We had another adventure finding our hotel (this time a “Map-O-Rama” screw-up) – but finally got to Hotel Normandie in Evreux just at sunset. This is a comfortable place – not fancy, but with character (especially the heavily beamed old bar and lobby). Paul opted for a nap and I headed out on foot for a “mission” – a walk to the closest “Supermarche” (Supermarket) to buy pates, etc. for Christmas gifts.
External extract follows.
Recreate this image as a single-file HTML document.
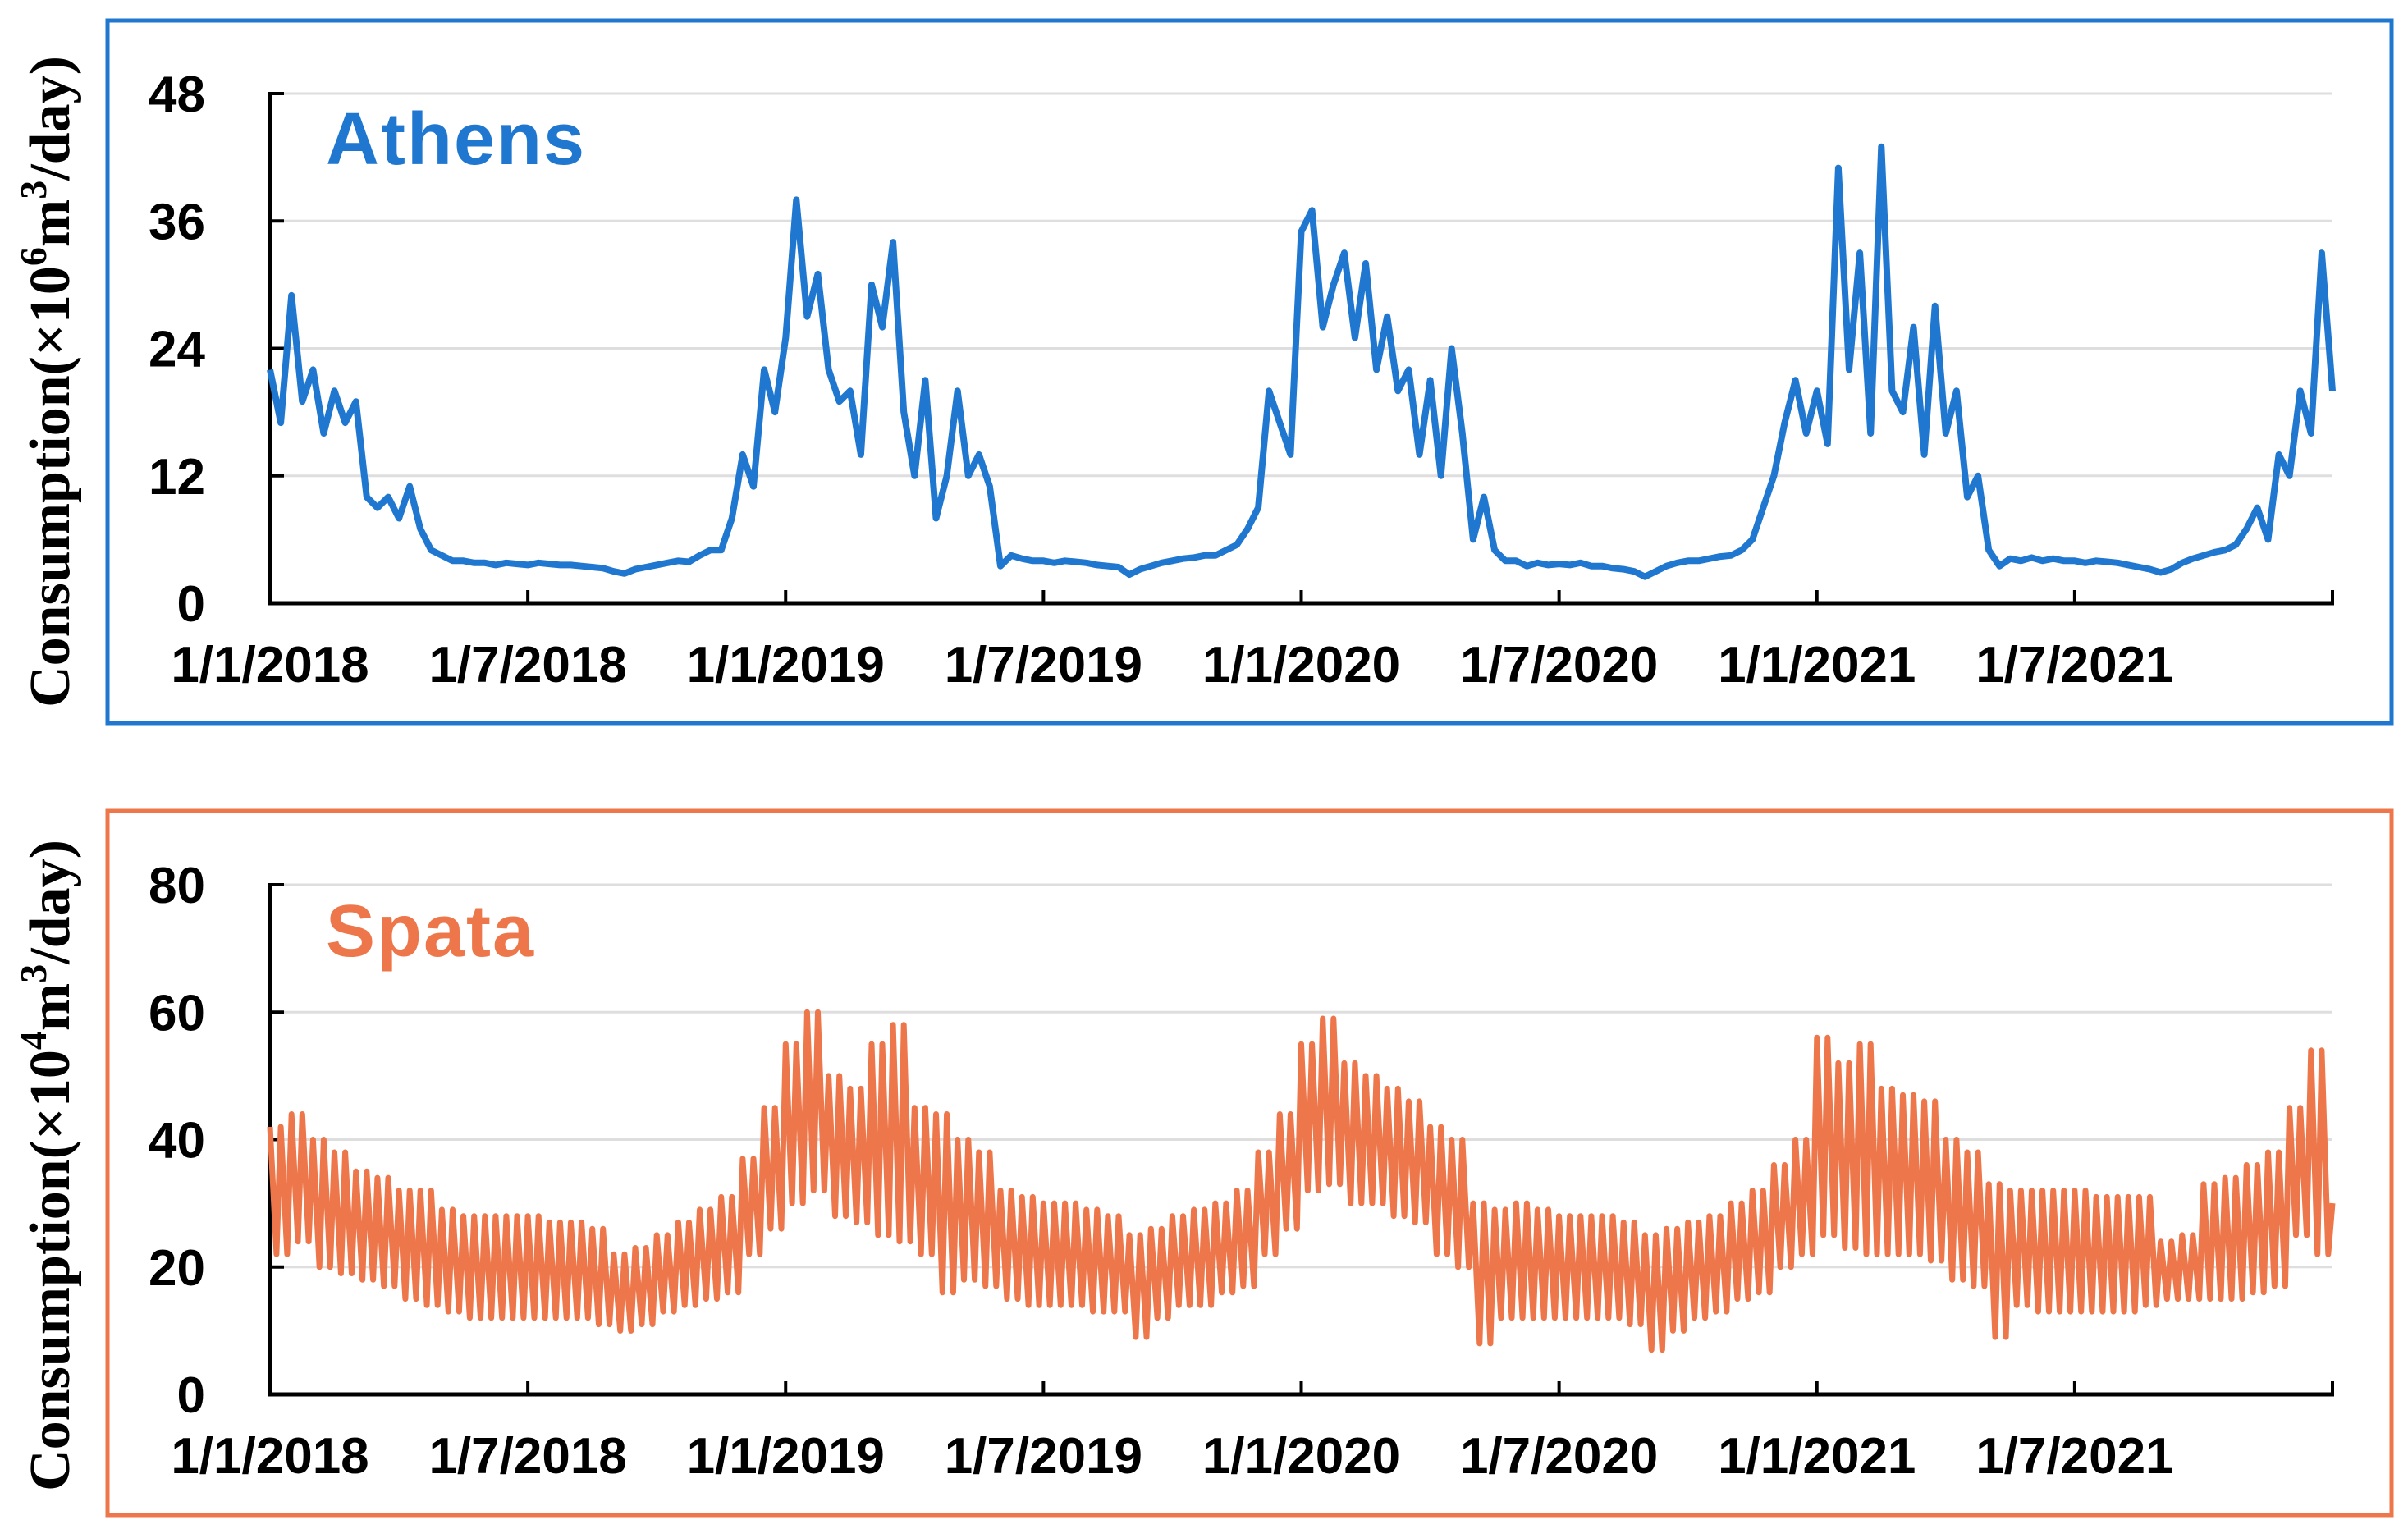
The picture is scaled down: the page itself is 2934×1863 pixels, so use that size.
<!DOCTYPE html>
<html><head><meta charset="utf-8">
<style>
html,body{margin:0;padding:0;background:#fff;}
svg{display:block;}
.tk{font-family:"Liberation Sans",Arial,sans-serif;font-weight:bold;font-size:62px;fill:#000;}
.yt{font-family:"Liberation Serif","Times New Roman",serif;font-weight:bold;font-size:70px;fill:#000;}
</style></head>
<body>
<svg id="chart" width="2934" height="1863" viewBox="0 0 2934 1863" xmlns="http://www.w3.org/2000/svg">
<rect x="131" y="25" width="2783" height="856" fill="none" stroke="#1f77d0" stroke-width="5"/>
<rect x="131" y="988" width="2783" height="858" fill="none" stroke="#ed774a" stroke-width="5"/>
<g id="top"></g>
<g id="bot"></g>
</svg>
<script>
const dateLabels = ["1/1/2018","1/7/2018","1/1/2019","1/7/2019","1/1/2020","1/7/2020","1/1/2021","1/7/2021"];
const athensTicks = [0,12,24,36,48];
const spataTicks = [0,20,40,60,80];
// Athens: 4 values per month (Jan 2018 .. Dec 2021) + final
const athensValues = [
22,17,29,19, 22,16,20,17, 19,10,9,10, 8,11,7,5, 4.5,4,4,3.8, 3.8,3.6,3.8,3.7, 3.6,3.8,3.7,3.6, 3.6,3.5,3.4,3.3, 3.0,2.8,3.2,3.4, 3.6,3.8,4.0,3.9, 4.5,5,5,8, 14,11,22,18,
25,38,27,31, 22,19,20,14, 30,26,34,18, 12,21,8,12, 20,12,14,11, 3.5,4.5,4.2,4.0, 4,3.8,4,3.9, 3.8,3.6,3.5,3.4, 2.7,3.2,3.5,3.8, 4,4.2,4.3,4.5, 4.5,5,5.5,7, 9,20,17,14,
35,37,26,30, 33,25,32,22, 27,20,22,14, 21,12,24,16, 6,10,5,4, 4,3.5,3.8,3.6, 3.7,3.6,3.8,3.5, 3.5,3.3,3.2,3.0, 2.5,3.0,3.5,3.8, 4,4,4.2,4.4, 4.5,5,6,9, 12,17,21,16,
20,15,41,22, 33,16,43,20, 18,26,14,28, 16,20,10,12, 5,3.5,4.2,4, 4.3,4,4.2,4.0, 4,3.8,4,3.9, 3.8,3.6,3.4,3.2, 2.9,3.2,3.8,4.2, 4.5,4.8,5,5.5, 7,9,6,14, 12,20,16,33, 20];
// Spata: highs and lows, 2 per month
const spataHigh = [
42,44, 40,38, 35,34, 32,32, 29,28, 28,28, 28,27, 27,26, 22,23, 25,27, 29,31, 37,45,
55,60, 50,48, 55,58, 45,44, 40,38, 32,31, 30,30, 29,28, 25,26, 28,29, 30,32, 38,44,
55,59, 52,50, 48,46, 42,40, 30,29, 30,29, 28,28, 28,27, 25,26, 27,28, 30,32, 36,40,
56,52, 55,48, 47,46, 40,38, 33,32, 32,32, 32,31, 31,31, 24,25, 33,34, 36,38, 45,54];
const spataLow = [
22,24, 20,19, 18,17, 15,14, 13,12, 12,12, 12,12, 12,11, 10,11, 13,14, 15,16, 22,26,
30,32, 28,27, 25,24, 22,16, 18,17, 15,14, 14,14, 13,13, 9,12, 14,14, 16,17, 22,26,
32,33, 30,30, 28,27, 22,20, 8,12, 12,12, 12,12, 12,11, 7,10, 12,13, 15,16, 20,22,
25,23, 22,22, 22,21, 18,17, 9,14, 13,13, 13,13, 13,14, 15,15, 15,15, 16,17, 25,22];

const NS="http://www.w3.org/2000/svg";
const X0=329, X1=2842;
function xScale(f){return X0+(X1-X0)*f;}
function mk(tag,attrs,parent){const e=document.createElementNS(NS,tag);for(const k in attrs)e.setAttribute(k,attrs[k]);parent.appendChild(e);return e;}

function drawPanel(g, yTop, yBot, ticks, maxV, title, color, titleY, sup, ytCenter){
  const ys=v=>yBot-(yBot-yTop)*v/maxV;
  ticks.forEach((t,i)=>{
    if(t>0){
      const gl=mk('line',{x1:X0,x2:X1,y1:ys(t),y2:ys(t),stroke:'#dedede','stroke-width':3},g);
      
      
    }
    const tl=mk('line',{x1:X0,x2:X0+17,y1:ys(t),y2:ys(t),stroke:'#000','stroke-width':4},g);
    
    
    const tx=mk('text',{x:250,y:ys(t)+22,'text-anchor':'end',class:'tk'},g);
    tx.textContent=t;
    
    
  });
  const ya=mk('line',{x1:X0,x2:X0,y1:yTop-2,y2:yBot+2,stroke:'#000','stroke-width':5},g);
  
  
  const xa=mk('line',{x1:X0-2,x2:X1+2,y1:yBot,y2:yBot,stroke:'#000','stroke-width':5},g);
  
  
  for(let i=0;i<=8;i++){
    const x=xScale(i/8);
    const t=mk('line',{x1:x,x2:x,y1:yBot,y2:yBot-16,stroke:'#000','stroke-width':4},g);
    
    
    if(i<8){
      const l=mk('text',{x:x,y:yBot+96,'text-anchor':'middle',class:'tk'},g);
      l.textContent=dateLabels[i];
      
      
    }
  }
  const tt=mk('text',{x:397,y:titleY,fill:color,style:'font-family:"Liberation Sans",Arial,sans-serif;font-weight:bold;font-size:90px;letter-spacing:2px'},g);
  tt.textContent=title;
  
  
  const yt=mk('text',{x:0,y:0,'text-anchor':'middle',class:'yt',transform:`translate(${ytCenter[0]},${ytCenter[1]}) rotate(-90)`},g);
  yt.innerHTML=`Consumption(×10<tspan dy="-28" font-size="46">${sup}</tspan><tspan dy="28">m</tspan><tspan dy="-28" font-size="46">3</tspan><tspan dy="28">/day)</tspan>`;
  
  
  return ys;
}

const topG=document.getElementById('top');
const ysA=drawPanel(topG,114,735,athensTicks,48,'Athens','#1f77d0',200,'6',[84,465]);
let d='';
const nA=athensValues.length-1;
athensValues.forEach((v,i)=>{d+=(i?'L':'M')+xScale(i/nA).toFixed(1)+' '+ysA(v).toFixed(1);});
const pa=mk('path',{d:d,fill:'none',stroke:'#1f77d0','stroke-width':8,'stroke-linejoin':'round'},topG);



const botG=document.getElementById('bot');
const ysS=drawPanel(botG,1078,1699,spataTicks,80,'Spata','#ed774a',1165,'4',[84,1420]);
let d2='';
const nS=spataHigh.length;
const cyc=2;
for(let i=0;i<nS;i++){
  for(let k=0;k<cyc;k++){
    const f1=(i+k/cyc)/nS, f2=(i+k/cyc+0.6/cyc)/nS;
    d2+=(d2?'L':'M')+xScale(f1).toFixed(1)+' '+ysS(spataHigh[i]).toFixed(1);
    d2+='L'+xScale(f2).toFixed(1)+' '+ysS(spataLow[i]).toFixed(1);
  }
}
d2+='L'+xScale(1).toFixed(1)+' '+ysS(30).toFixed(1);
const ps=mk('path',{d:d2,fill:'none',stroke:'#ed774a','stroke-width':7,'stroke-linejoin':'round'},botG);


</script>
</body></html>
The woman at the reception desk suggested I drive since it was on the road out of town – but we must have mis-communicated on the distance….. So after a “marathon marche” of > 2 miles (past the next town!) I finally found it – then faced another 50 minutes hike lugging my purchases back to the hotel – just in time for a quick clean up before heading to dinner.
Since it was a Monday night, we again had few restaurant choices in this rather small town, but spotted Le Taverna Mistre Kanter – a great spot with a huge and interesting menu. Paul ordered mussels again (“Normande” or a la crème, this time) and I opted for the 15 Euro Taverna Menu and chose 6 oysters on the half shell (smaller than in Maryland, but tasty -- served with lemon and red onions in vinegar), papilotte of salmon with julienne vegetables, and a wonderful dessert crepe, which we shared. Sleep came easily!
(12/9) After a light hotel breakfast (juice, yogurt, croissant, coffee), we headed toward Paris and the airport. The drive was a smooth one until we reached A-86 and were able to translate enough of the sign to realize that there was an accident ahead… Little did we know that the delay would take us 1 ½ hours to travel 20 km – but we finally got to the airport, returned the car and checked in with time to spare…. Whew! The flight home was long, but pleasant, after an exhausting whirlwind tour of a taste of Normandy.